Chelsea Manning is speaking out for the first time and accepting responsibility for releasing secret military documents to WikiLeaks, ABC News reported.
Manning, a transgender U.S. Army soldier, served time at the U.S Disciplinary Barracks at Fort Leavenworth, Kansas.
She had been sentenced to 35 years before former President Barack Obama commuted all but four months of the remaining prison sentence for the Army intelligence analyst, who was convicted of a 2010 leak, The New York Times reported.
She was released from prison on May 17.
"Anything I've done, it's me," she said in an interview with ABC News, which will air in an upcoming broadcast of "Nightline."
"There's no one else," she said. "No one told me to do this. Nobody directed me to do this. This is me. It's on me."
Manning, who maintained she did not think leaking the documents would threaten national security, said she had wanted to spark public debate, according to ABC News.
Manning at that time was a 22-year-old Army private named Bradley Manning.
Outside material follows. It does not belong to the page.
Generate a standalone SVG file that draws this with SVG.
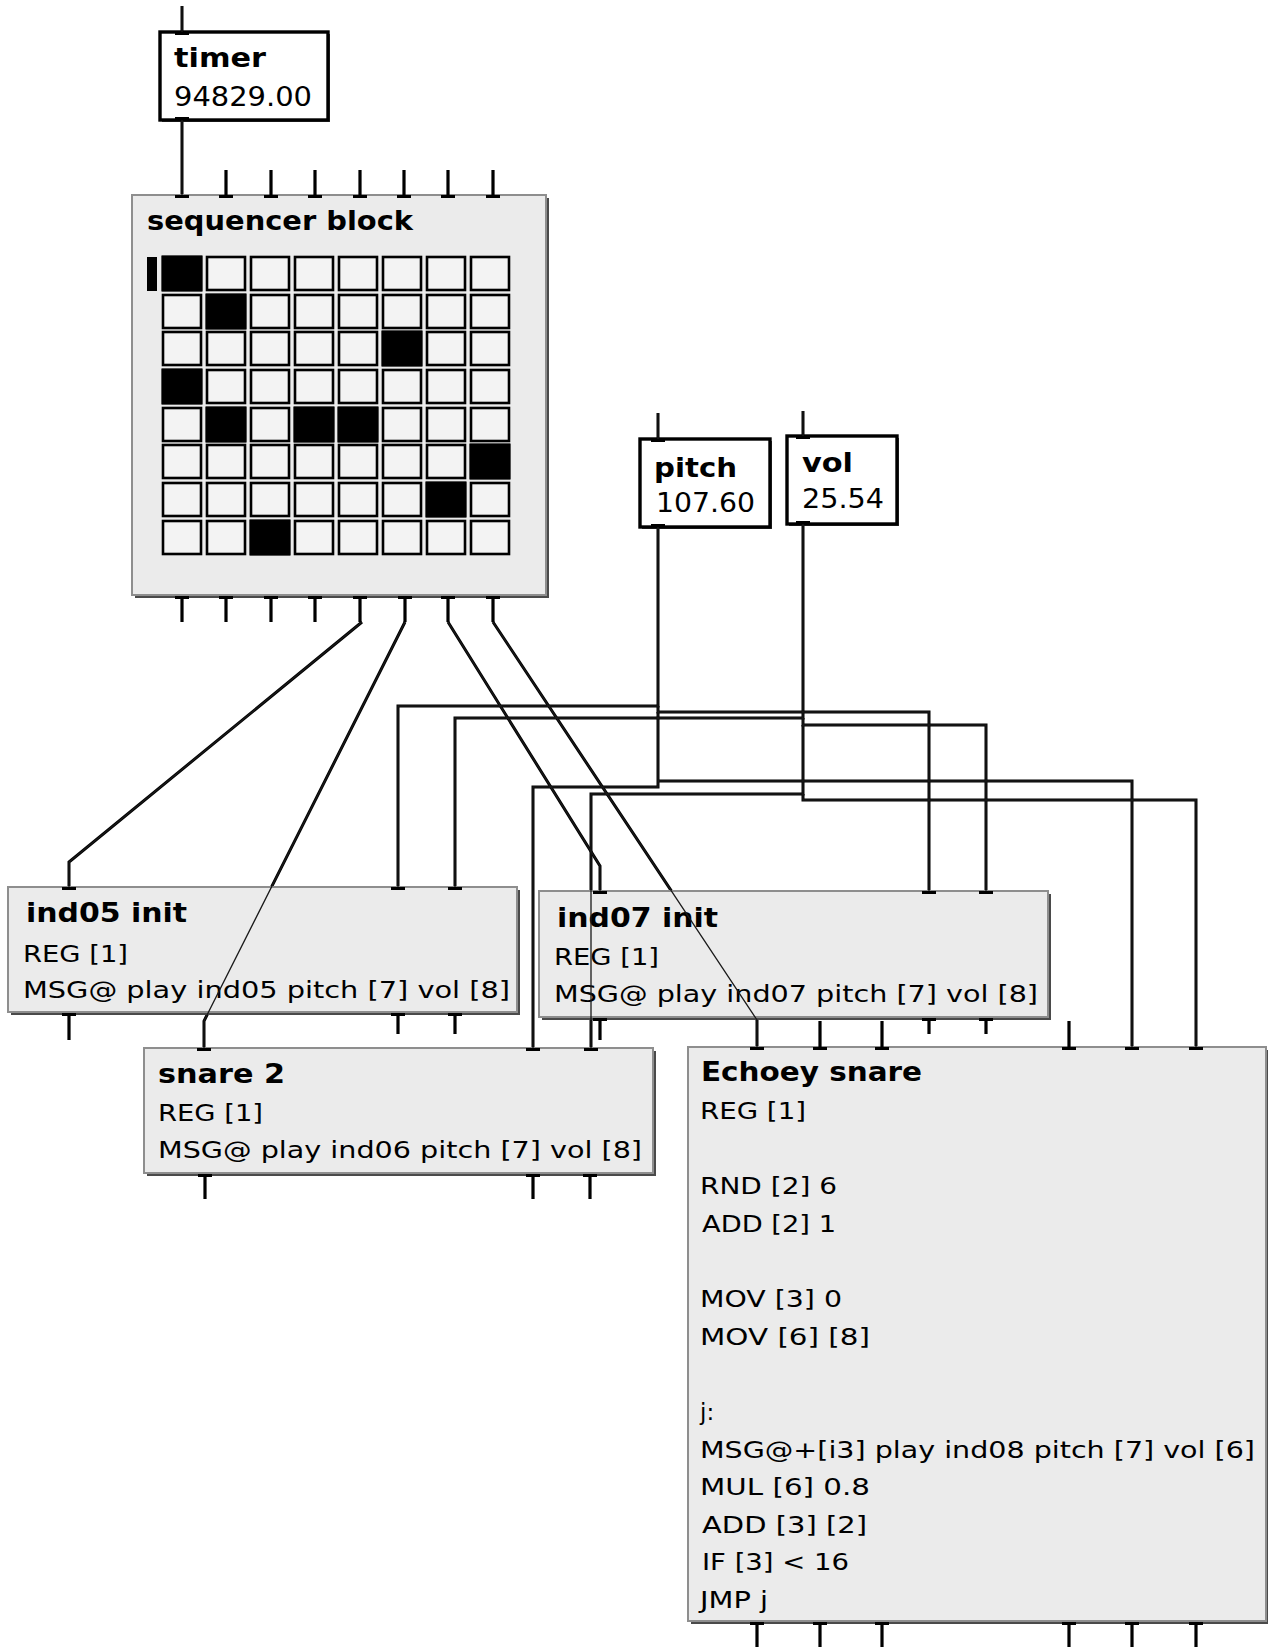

The leaked information included battlefield reports from Iraq and Afghanistan, evidence of civilian deaths in Iraq and Afghanistan, Guantanamo prison camp detainee profiles and U.S. diplomatic correspondence, ABC News reported.
"We're getting all this information from all these different sources and it's just death, destruction, mayhem," she told the network news.
"We're filtering it all through facts, statistics, reports, dates, times, locations, and eventually, you just stop. I stopped seeing just statistics and information, and I started seeing people."
Manning pleaded guilty to some charges and was acquitted of the most serious charge: aiding the enemy, ABC News reported. And just days after Manning was sentenced, she came out as transgender on Aug. 22, 2013.